Given request:
In your copy, include every line of the listing below exactly but none of the pictures.

Given information:
________________

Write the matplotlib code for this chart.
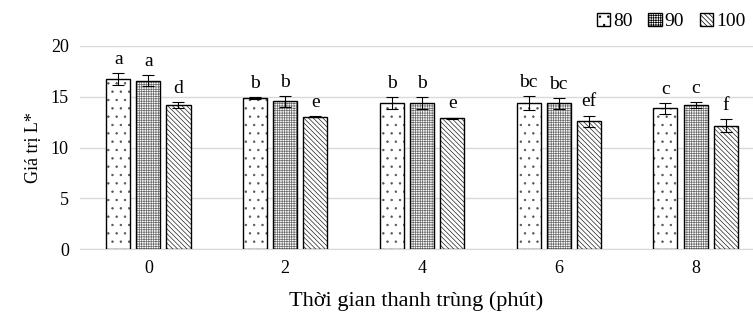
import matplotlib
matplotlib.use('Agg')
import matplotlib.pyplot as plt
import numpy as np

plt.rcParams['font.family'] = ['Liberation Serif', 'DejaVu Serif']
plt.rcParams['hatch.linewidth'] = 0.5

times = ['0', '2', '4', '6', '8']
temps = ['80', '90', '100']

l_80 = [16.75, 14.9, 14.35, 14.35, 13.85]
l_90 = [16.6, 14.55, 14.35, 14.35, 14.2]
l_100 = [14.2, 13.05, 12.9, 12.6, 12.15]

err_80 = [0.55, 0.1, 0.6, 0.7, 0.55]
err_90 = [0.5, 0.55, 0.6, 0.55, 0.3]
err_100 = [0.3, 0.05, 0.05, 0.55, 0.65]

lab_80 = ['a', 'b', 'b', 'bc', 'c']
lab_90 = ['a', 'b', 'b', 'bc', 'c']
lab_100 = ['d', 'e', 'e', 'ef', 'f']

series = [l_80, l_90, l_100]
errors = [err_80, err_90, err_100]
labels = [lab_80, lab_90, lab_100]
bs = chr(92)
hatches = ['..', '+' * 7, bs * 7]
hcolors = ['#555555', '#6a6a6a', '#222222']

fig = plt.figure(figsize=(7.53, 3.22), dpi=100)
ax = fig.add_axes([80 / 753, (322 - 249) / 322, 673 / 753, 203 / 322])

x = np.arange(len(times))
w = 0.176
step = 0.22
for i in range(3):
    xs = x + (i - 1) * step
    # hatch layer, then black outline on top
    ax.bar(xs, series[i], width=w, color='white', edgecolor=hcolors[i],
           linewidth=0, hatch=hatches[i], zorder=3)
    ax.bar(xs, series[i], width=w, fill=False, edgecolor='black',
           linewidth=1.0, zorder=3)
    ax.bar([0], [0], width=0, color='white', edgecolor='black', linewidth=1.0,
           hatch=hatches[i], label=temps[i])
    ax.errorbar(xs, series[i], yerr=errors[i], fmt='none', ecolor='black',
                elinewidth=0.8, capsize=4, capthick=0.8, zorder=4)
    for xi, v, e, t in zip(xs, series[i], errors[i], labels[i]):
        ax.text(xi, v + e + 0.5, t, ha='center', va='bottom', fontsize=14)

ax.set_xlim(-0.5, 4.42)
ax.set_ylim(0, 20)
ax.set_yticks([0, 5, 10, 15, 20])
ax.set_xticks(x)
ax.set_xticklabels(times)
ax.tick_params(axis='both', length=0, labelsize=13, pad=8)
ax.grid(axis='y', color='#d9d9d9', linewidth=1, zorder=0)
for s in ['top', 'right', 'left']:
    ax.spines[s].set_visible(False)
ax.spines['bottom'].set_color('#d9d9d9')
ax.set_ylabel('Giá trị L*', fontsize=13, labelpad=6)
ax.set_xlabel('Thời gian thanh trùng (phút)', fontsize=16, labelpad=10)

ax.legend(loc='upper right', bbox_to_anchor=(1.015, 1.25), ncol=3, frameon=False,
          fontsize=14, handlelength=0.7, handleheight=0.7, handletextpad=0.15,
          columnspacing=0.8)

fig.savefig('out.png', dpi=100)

________________

Result of the task:
Write the matplotlib code for this chart.
import matplotlib
matplotlib.use('Agg')
import matplotlib.pyplot as plt
import numpy as np

plt.rcParams['font.family'] = ['Liberation Serif', 'DejaVu Serif']
plt.rcParams['hatch.linewidth'] = 0.5

times = ['0', '2', '4', '6', '8']
temps = ['80', '90', '100']

l_80 = [16.75, 14.9, 14.35, 14.35, 13.85]
l_90 = [16.6, 14.55, 14.35, 14.35, 14.2]
l_100 = [14.2, 13.05, 12.9, 12.6, 12.15]

err_80 = [0.55, 0.1, 0.6, 0.7, 0.55]
err_90 = [0.5, 0.55, 0.6, 0.55, 0.3]
err_100 = [0.3, 0.05, 0.05, 0.55, 0.65]

lab_80 = ['a', 'b', 'b', 'bc', 'c']
lab_90 = ['a', 'b', 'b', 'bc', 'c']
lab_100 = ['d', 'e', 'e', 'ef', 'f']

series = [l_80, l_90, l_100]
errors = [err_80, err_90, err_100]
labels = [lab_80, lab_90, lab_100]
bs = chr(92)
hatches = ['..', '+' * 7, bs * 7]
hcolors = ['#555555', '#6a6a6a', '#222222']

fig = plt.figure(figsize=(7.53, 3.22), dpi=100)
ax = fig.add_axes([80 / 753, (322 - 249) / 322, 673 / 753, 203 / 322])

x = np.arange(len(times))
w = 0.176
step = 0.22
for i in range(3):
    xs = x + (i - 1) * step
    # hatch layer, then black outline on top
    ax.bar(xs, series[i], width=w, color='white', edgecolor=hcolors[i],
           linewidth=0, hatch=hatches[i], zorder=3)
    ax.bar(xs, series[i], width=w, fill=False, edgecolor='black',
           linewidth=1.0, zorder=3)
    ax.bar([0], [0], width=0, color='white', edgecolor='black', linewidth=1.0,
           hatch=hatches[i], label=temps[i])
    ax.errorbar(xs, series[i], yerr=errors[i], fmt='none', ecolor='black',
                elinewidth=0.8, capsize=4, capthick=0.8, zorder=4)
    for xi, v, e, t in zip(xs, series[i], errors[i], labels[i]):
        ax.text(xi, v + e + 0.5, t, ha='center', va='bottom', fontsize=14)

ax.set_xlim(-0.5, 4.42)
ax.set_ylim(0, 20)
ax.set_yticks([0, 5, 10, 15, 20])
ax.set_xticks(x)
ax.set_xticklabels(times)
ax.tick_params(axis='both', length=0, labelsize=13, pad=8)
ax.grid(axis='y', color='#d9d9d9', linewidth=1, zorder=0)
for s in ['top', 'right', 'left']:
    ax.spines[s].set_visible(False)
ax.spines['bottom'].set_color('#d9d9d9')
ax.set_ylabel('Giá trị L*', fontsize=13, labelpad=6)
ax.set_xlabel('Thời gian thanh trùng (phút)', fontsize=16, labelpad=10)

ax.legend(loc='upper right', bbox_to_anchor=(1.015, 1.25), ncol=3, frameon=False,
          fontsize=14, handlelength=0.7, handleheight=0.7, handletextpad=0.15,
          columnspacing=0.8)

fig.savefig('out.png', dpi=100)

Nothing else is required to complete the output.